==== Stored rows ====

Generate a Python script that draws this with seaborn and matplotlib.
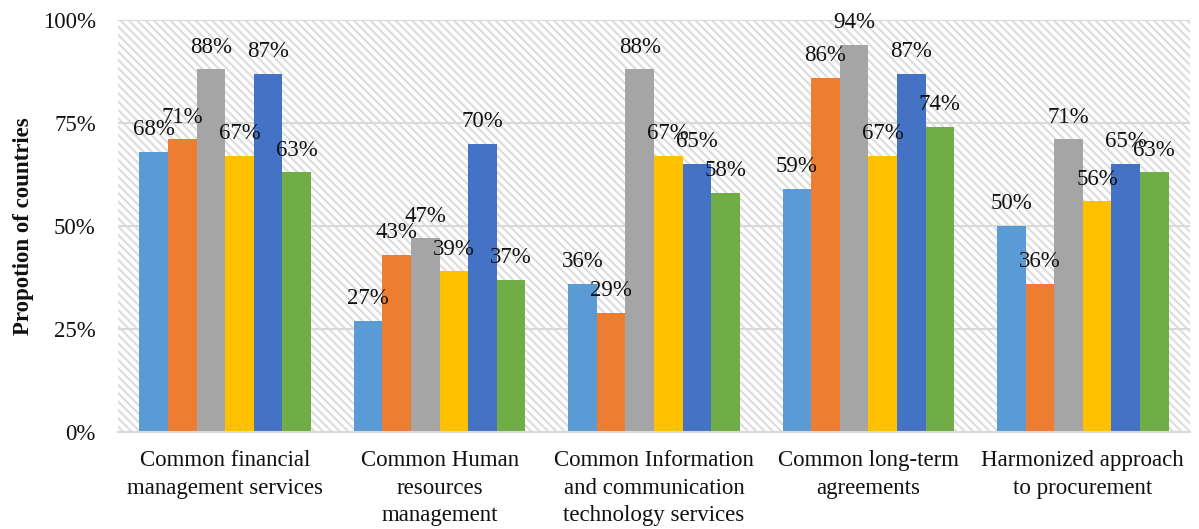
import matplotlib
matplotlib.use("Agg")
import matplotlib.pyplot as plt
from matplotlib.patches import Rectangle
from matplotlib.ticker import FuncFormatter
import seaborn as sns
import pandas as pd

# Service areas (x categories)
categories = [
    "Common financial\nmanagement services",
    "Common Human\nresources\nmanagement",
    "Common Information\nand communication\ntechnology services",
    "Common long-term\nagreements",
    "Harmonized approach\nto procurement",
]

# Share of countries (%) for each series, one list per series
series_names = ["Series 1", "Series 2", "Series 3", "Series 4", "Series 5", "Series 6"]
series_1 = [68, 27, 36, 59, 50]
series_2 = [71, 43, 29, 86, 36]
series_3 = [88, 47, 88, 94, 71]
series_4 = [67, 39, 67, 67, 56]
series_5 = [87, 70, 65, 87, 65]
series_6 = [63, 37, 58, 74, 63]

y_ticks = [0, 25, 50, 75, 100]

palette = ["#5B9BD5", "#ED7D31", "#A5A5A5", "#FFC000", "#4472C4", "#70AD47"]

rows = []
for name, vals in zip(series_names,
                      [series_1, series_2, series_3, series_4, series_5, series_6]):
    for cat, v in zip(categories, vals):
        rows.append({"category": cat, "series": name, "value": v})
df = pd.DataFrame(rows)

sns.set_theme(style="white")
plt.rcParams["font.family"] = ["Liberation Serif", "DejaVu Serif"]
plt.rcParams["hatch.linewidth"] = 1.5

FS = 16.5
TXT = "#111111"

fig = plt.figure(figsize=(11.99, 5.29), dpi=100)
ax = fig.add_axes([0.0984, 0.1834, 0.8941, 0.7788])

# hatched plot-area background
bg = Rectangle((0, 0), 1, 1, transform=ax.transAxes, facecolor="white",
               edgecolor="#DDDDDD", hatch="\\\\\\\\", linewidth=0, zorder=0)
ax.add_patch(bg)

sns.barplot(data=df, x="category", y="value", hue="series", order=categories,
            hue_order=series_names, palette=palette, width=0.8, saturation=1,
            linewidth=0, legend=False, ax=ax, zorder=3)

ax.set_ylim(0, 100)
ax.set_yticks(y_ticks)
ax.yaxis.set_major_formatter(FuncFormatter(lambda v, _: f"{v:.0f}%"))
ax.grid(axis="y", color="#D9D9D9", linewidth=1.5, zorder=1)
ax.set_axisbelow(True)
for s in ["top", "right", "left"]:
    ax.spines[s].set_visible(False)
ax.spines["bottom"].set_color("#D9D9D9")
ax.spines["bottom"].set_linewidth(1.5)
ax.spines["bottom"].set_zorder(4)

ax.tick_params(axis="y", length=0, pad=16, labelsize=FS, labelcolor=TXT)
ax.tick_params(axis="x", length=0, pad=13, labelsize=FS, labelcolor=TXT)
for t in ax.get_xticklabels():
    t.set_linespacing(1.42)

ax.set_xlabel("")
ax.set_ylabel("Propotion of countries", fontsize=FS, fontweight="bold",
              color=TXT, labelpad=6)

# value labels above each bar
for container in ax.containers:
    for bar in container:
        h = bar.get_height()
        ax.annotate(f"{h:.0f}%", (bar.get_x() + bar.get_width() / 2, h),
                    xytext=(0, 16), textcoords="offset points",
                    ha="center", va="center", fontsize=FS, color=TXT,
                    zorder=5)

fig.savefig("out.png", dpi=100, facecolor="white")
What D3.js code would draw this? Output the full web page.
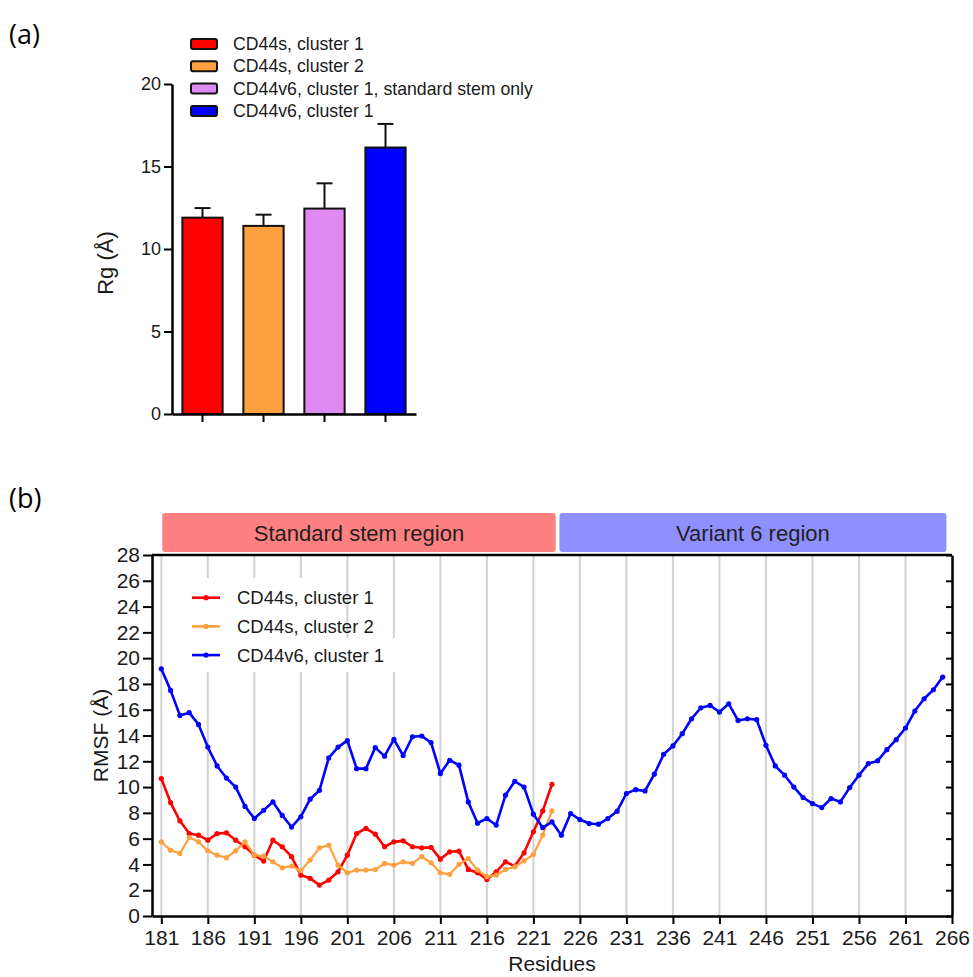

====

→ Short problem: Retype everything in the material word for word, minus pictures.

→ Result:
Generate a Python script that draws this with seaborn and matplotlib.
import matplotlib
matplotlib.use("Agg")
import matplotlib.pyplot as plt
from matplotlib.patches import Rectangle
from matplotlib.ticker import FuncFormatter
import seaborn as sns
import pandas as pd

# Service areas (x categories)
categories = [
    "Common financial\nmanagement services",
    "Common Human\nresources\nmanagement",
    "Common Information\nand communication\ntechnology services",
    "Common long-term\nagreements",
    "Harmonized approach\nto procurement",
]

# Share of countries (%) for each series, one list per series
series_names = ["Series 1", "Series 2", "Series 3", "Series 4", "Series 5", "Series 6"]
series_1 = [68, 27, 36, 59, 50]
series_2 = [71, 43, 29, 86, 36]
series_3 = [88, 47, 88, 94, 71]
series_4 = [67, 39, 67, 67, 56]
series_5 = [87, 70, 65, 87, 65]
series_6 = [63, 37, 58, 74, 63]

y_ticks = [0, 25, 50, 75, 100]

palette = ["#5B9BD5", "#ED7D31", "#A5A5A5", "#FFC000", "#4472C4", "#70AD47"]

rows = []
for name, vals in zip(series_names,
                      [series_1, series_2, series_3, series_4, series_5, series_6]):
    for cat, v in zip(categories, vals):
        rows.append({"category": cat, "series": name, "value": v})
df = pd.DataFrame(rows)

sns.set_theme(style="white")
plt.rcParams["font.family"] = ["Liberation Serif", "DejaVu Serif"]
plt.rcParams["hatch.linewidth"] = 1.5

FS = 16.5
TXT = "#111111"

fig = plt.figure(figsize=(11.99, 5.29), dpi=100)
ax = fig.add_axes([0.0984, 0.1834, 0.8941, 0.7788])

# hatched plot-area background
bg = Rectangle((0, 0), 1, 1, transform=ax.transAxes, facecolor="white",
               edgecolor="#DDDDDD", hatch="\\\\\\\\", linewidth=0, zorder=0)
ax.add_patch(bg)

sns.barplot(data=df, x="category", y="value", hue="series", order=categories,
            hue_order=series_names, palette=palette, width=0.8, saturation=1,
            linewidth=0, legend=False, ax=ax, zorder=3)

ax.set_ylim(0, 100)
ax.set_yticks(y_ticks)
ax.yaxis.set_major_formatter(FuncFormatter(lambda v, _: f"{v:.0f}%"))
ax.grid(axis="y", color="#D9D9D9", linewidth=1.5, zorder=1)
ax.set_axisbelow(True)
for s in ["top", "right", "left"]:
    ax.spines[s].set_visible(False)
ax.spines["bottom"].set_color("#D9D9D9")
ax.spines["bottom"].set_linewidth(1.5)
ax.spines["bottom"].set_zorder(4)

ax.tick_params(axis="y", length=0, pad=16, labelsize=FS, labelcolor=TXT)
ax.tick_params(axis="x", length=0, pad=13, labelsize=FS, labelcolor=TXT)
for t in ax.get_xticklabels():
    t.set_linespacing(1.42)

ax.set_xlabel("")
ax.set_ylabel("Propotion of countries", fontsize=FS, fontweight="bold",
              color=TXT, labelpad=6)

# value labels above each bar
for container in ax.containers:
    for bar in container:
        h = bar.get_height()
        ax.annotate(f"{h:.0f}%", (bar.get_x() + bar.get_width() / 2, h),
                    xytext=(0, 16), textcoords="offset points",
                    ha="center", va="center", fontsize=FS, color=TXT,
                    zorder=5)

fig.savefig("out.png", dpi=100, facecolor="white")
What D3.js code would draw this? Output the full web page.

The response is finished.